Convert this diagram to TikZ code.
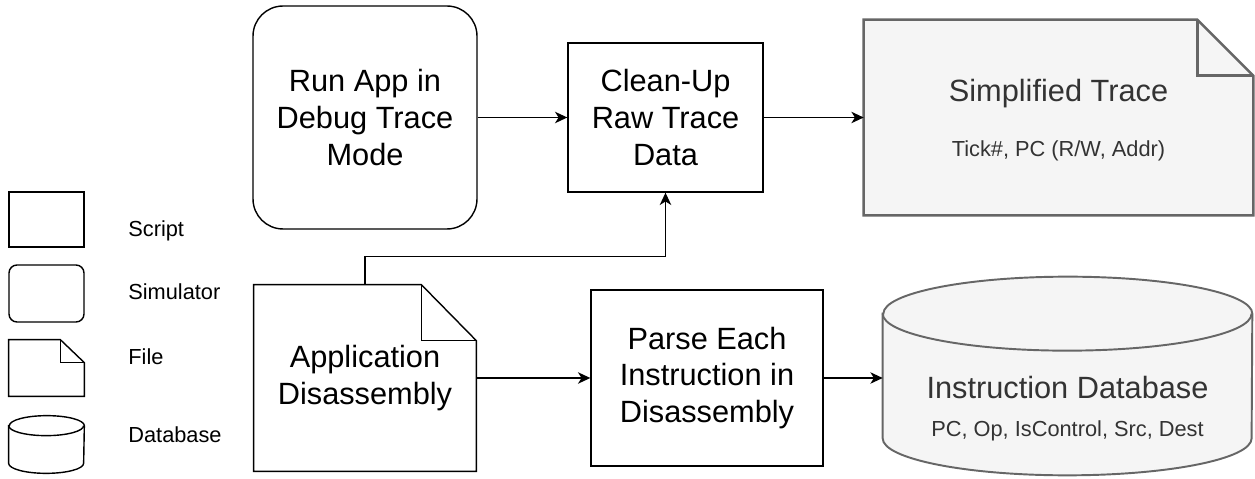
\documentclass[tikz,border=0pt]{standalone}
\usepackage{fontspec}
\setmainfont{Liberation Sans}
\usepackage{tikz}
\usetikzlibrary{arrows.meta,calc,positioning}

\definecolor{shadefill}{HTML}{F5F5F5}
\definecolor{shadeline}{HTML}{666666}
\definecolor{shadetext}{HTML}{333333}

% dog-eared page outline round a node: [style]{node}{fold width}{fold height}
\newcommand{\dogear}[4][]{%
  \draw[#1] (#2.north west) -- ([xshift=-#3]#2.north east) -- ([yshift=-#4]#2.north east)
    -- (#2.south east) -- (#2.south west) -- cycle;
  \draw[#1,fill=none] ([xshift=-#3]#2.north east) |- ([yshift=-#4]#2.north east);}
% cylinder outline round a node: [style]{node}{x radius}{y radius}
\newcommand{\drum}[4][]{%
  \draw[#1] ([yshift=-#4]#2.north west) -- ([yshift=#4]#2.south west)
    arc[start angle=180,end angle=360,x radius=#3,y radius=#4]
    -- ([yshift=-#4]#2.north east)
    arc[start angle=0,end angle=180,x radius=#3,y radius=#4] -- cycle;
  \draw[#1,fill=none] ([yshift=-#4]#2.north west)
    arc[start angle=180,end angle=360,x radius=#3,y radius=#4];}

\begin{document}
\begin{tikzpicture}[x=0.02cm,y=-0.02cm,
    bigtext/.style={font=\fontsize{17.5}{21}\selectfont,align=center},
    smalltext/.style={font=\fontsize{12.4}{15}\selectfont},
    scriptbox/.style={draw,line width=0.8pt,inner sep=0pt,bigtext},
    simbox/.style={scriptbox,rounded corners=0.6cm},
    blank/.style={inner sep=0pt,bigtext},
    plainline/.style={line width=0.8pt},
    greyline/.style={draw=shadeline,fill=shadefill},
    flow/.style={line width=0.8pt,-{Stealth[length=7pt,width=6.5pt,inset=2pt]}}]
  \fill[white] (0,0) rectangle (1255,479);
  \useasboundingbox (0,0) rectangle (1255,479);

  % legend
  \node[draw,line width=0.8pt,minimum width=1.5cm,minimum height=1.1cm] (keyscript) at (46.5,219.5) {};
  \node[draw,line width=0.8pt,rounded corners=0.16cm,minimum width=1.5cm,minimum height=1.14cm] (keysim) at (46.5,293.5) {};
  \node[minimum width=1.5cm,minimum height=1.12cm] (keyfile) at (46.5,368) {};
  \node[minimum width=1.5cm,minimum height=1.14cm] (keydb) at (46.5,444.5) {};
  \dogear[plainline]{keyfile}{0.48cm}{0.46cm}
  \drum[plainline]{keydb}{0.75cm}{0.2cm}
  \foreach \lbl/\yy in {Script/237,Simulator/300,File/365,Database/443}
    \node[smalltext,anchor=base west,inner sep=0pt] (key\lbl) at (128,\yy) {\lbl};

  % flow
  \node[simbox,minimum width=4.48cm,minimum height=4.46cm] (run) at (365,117.5) {Run App in\\Debug Trace\\Mode};
  \node[scriptbox,minimum width=3.9cm,minimum height=2.98cm] (clean) at (665.5,117.5) {Clean-Up\\Raw Trace\\Data};
  \node[blank,minimum width=7.78cm,minimum height=3.9cm] (trace) at (1058.5,117.5) {};
  \node[blank,minimum width=4.44cm,minimum height=3.72cm] (app) at (365,378) {Application\\Disassembly};
  \node[scriptbox,minimum width=4.64cm,minimum height=3.52cm] (parse) at (707,378) {Parse Each\\Instruction in\\Disassembly};
  \node[blank,minimum width=7.38cm,minimum height=3.96cm] (db) at (1067.5,376) {};

  \dogear[greyline,line width=1.4pt]{trace}{1.12cm}{1.12cm}
  \dogear[plainline]{app}{1.1cm}{1.12cm}
  \drum[greyline,line width=1.1pt]{db}{3.69cm}{0.74cm}

  \node[bigtext,text=shadetext,anchor=base] (tracename) at ($(trace.center)+(0,-15.5)$) {Simplified Trace};
  \node[smalltext,text=shadetext,anchor=base] (tracefields) at ($(trace.center)+(0,39.5)$) {Tick\#, PC (R/W, Addr)};
  \node[bigtext,text=shadetext,anchor=base] (dbname) at ($(db.center)+(0,23)$) {Instruction Database};
  \node[smalltext,text=shadetext,anchor=base] (dbfields) at ($(db.center)+(0,61)$) {PC, Op, IsControl, Src, Dest};

  \draw[flow] (run) -- (clean);
  \draw[flow] (clean) -- (trace);
  \draw[flow] (app.north) -- ++(0,-28) -| (clean.south);
  \draw[flow] (app) -- (parse);
  \draw[flow] (parse.east) -- (parse.east -| db.west);
\end{tikzpicture}
\end{document}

========================================

What is being asked: Return the whole listing, word for word, and leave out every picture.

Reply to the exercise:
Convert this diagram to TikZ code.
\documentclass[tikz,border=0pt]{standalone}
\usepackage{fontspec}
\setmainfont{Liberation Sans}
\usepackage{tikz}
\usetikzlibrary{arrows.meta,calc,positioning}

\definecolor{shadefill}{HTML}{F5F5F5}
\definecolor{shadeline}{HTML}{666666}
\definecolor{shadetext}{HTML}{333333}

% dog-eared page outline round a node: [style]{node}{fold width}{fold height}
\newcommand{\dogear}[4][]{%
  \draw[#1] (#2.north west) -- ([xshift=-#3]#2.north east) -- ([yshift=-#4]#2.north east)
    -- (#2.south east) -- (#2.south west) -- cycle;
  \draw[#1,fill=none] ([xshift=-#3]#2.north east) |- ([yshift=-#4]#2.north east);}
% cylinder outline round a node: [style]{node}{x radius}{y radius}
\newcommand{\drum}[4][]{%
  \draw[#1] ([yshift=-#4]#2.north west) -- ([yshift=#4]#2.south west)
    arc[start angle=180,end angle=360,x radius=#3,y radius=#4]
    -- ([yshift=-#4]#2.north east)
    arc[start angle=0,end angle=180,x radius=#3,y radius=#4] -- cycle;
  \draw[#1,fill=none] ([yshift=-#4]#2.north west)
    arc[start angle=180,end angle=360,x radius=#3,y radius=#4];}

\begin{document}
\begin{tikzpicture}[x=0.02cm,y=-0.02cm,
    bigtext/.style={font=\fontsize{17.5}{21}\selectfont,align=center},
    smalltext/.style={font=\fontsize{12.4}{15}\selectfont},
    scriptbox/.style={draw,line width=0.8pt,inner sep=0pt,bigtext},
    simbox/.style={scriptbox,rounded corners=0.6cm},
    blank/.style={inner sep=0pt,bigtext},
    plainline/.style={line width=0.8pt},
    greyline/.style={draw=shadeline,fill=shadefill},
    flow/.style={line width=0.8pt,-{Stealth[length=7pt,width=6.5pt,inset=2pt]}}]
  \fill[white] (0,0) rectangle (1255,479);
  \useasboundingbox (0,0) rectangle (1255,479);

  % legend
  \node[draw,line width=0.8pt,minimum width=1.5cm,minimum height=1.1cm] (keyscript) at (46.5,219.5) {};
  \node[draw,line width=0.8pt,rounded corners=0.16cm,minimum width=1.5cm,minimum height=1.14cm] (keysim) at (46.5,293.5) {};
  \node[minimum width=1.5cm,minimum height=1.12cm] (keyfile) at (46.5,368) {};
  \node[minimum width=1.5cm,minimum height=1.14cm] (keydb) at (46.5,444.5) {};
  \dogear[plainline]{keyfile}{0.48cm}{0.46cm}
  \drum[plainline]{keydb}{0.75cm}{0.2cm}
  \foreach \lbl/\yy in {Script/237,Simulator/300,File/365,Database/443}
    \node[smalltext,anchor=base west,inner sep=0pt] (key\lbl) at (128,\yy) {\lbl};

  % flow
  \node[simbox,minimum width=4.48cm,minimum height=4.46cm] (run) at (365,117.5) {Run App in\\Debug Trace\\Mode};
  \node[scriptbox,minimum width=3.9cm,minimum height=2.98cm] (clean) at (665.5,117.5) {Clean-Up\\Raw Trace\\Data};
  \node[blank,minimum width=7.78cm,minimum height=3.9cm] (trace) at (1058.5,117.5) {};
  \node[blank,minimum width=4.44cm,minimum height=3.72cm] (app) at (365,378) {Application\\Disassembly};
  \node[scriptbox,minimum width=4.64cm,minimum height=3.52cm] (parse) at (707,378) {Parse Each\\Instruction in\\Disassembly};
  \node[blank,minimum width=7.38cm,minimum height=3.96cm] (db) at (1067.5,376) {};

  \dogear[greyline,line width=1.4pt]{trace}{1.12cm}{1.12cm}
  \dogear[plainline]{app}{1.1cm}{1.12cm}
  \drum[greyline,line width=1.1pt]{db}{3.69cm}{0.74cm}

  \node[bigtext,text=shadetext,anchor=base] (tracename) at ($(trace.center)+(0,-15.5)$) {Simplified Trace};
  \node[smalltext,text=shadetext,anchor=base] (tracefields) at ($(trace.center)+(0,39.5)$) {Tick\#, PC (R/W, Addr)};
  \node[bigtext,text=shadetext,anchor=base] (dbname) at ($(db.center)+(0,23)$) {Instruction Database};
  \node[smalltext,text=shadetext,anchor=base] (dbfields) at ($(db.center)+(0,61)$) {PC, Op, IsControl, Src, Dest};

  \draw[flow] (run) -- (clean);
  \draw[flow] (clean) -- (trace);
  \draw[flow] (app.north) -- ++(0,-28) -| (clean.south);
  \draw[flow] (app) -- (parse);
  \draw[flow] (parse.east) -- (parse.east -| db.west);
\end{tikzpicture}
\end{document}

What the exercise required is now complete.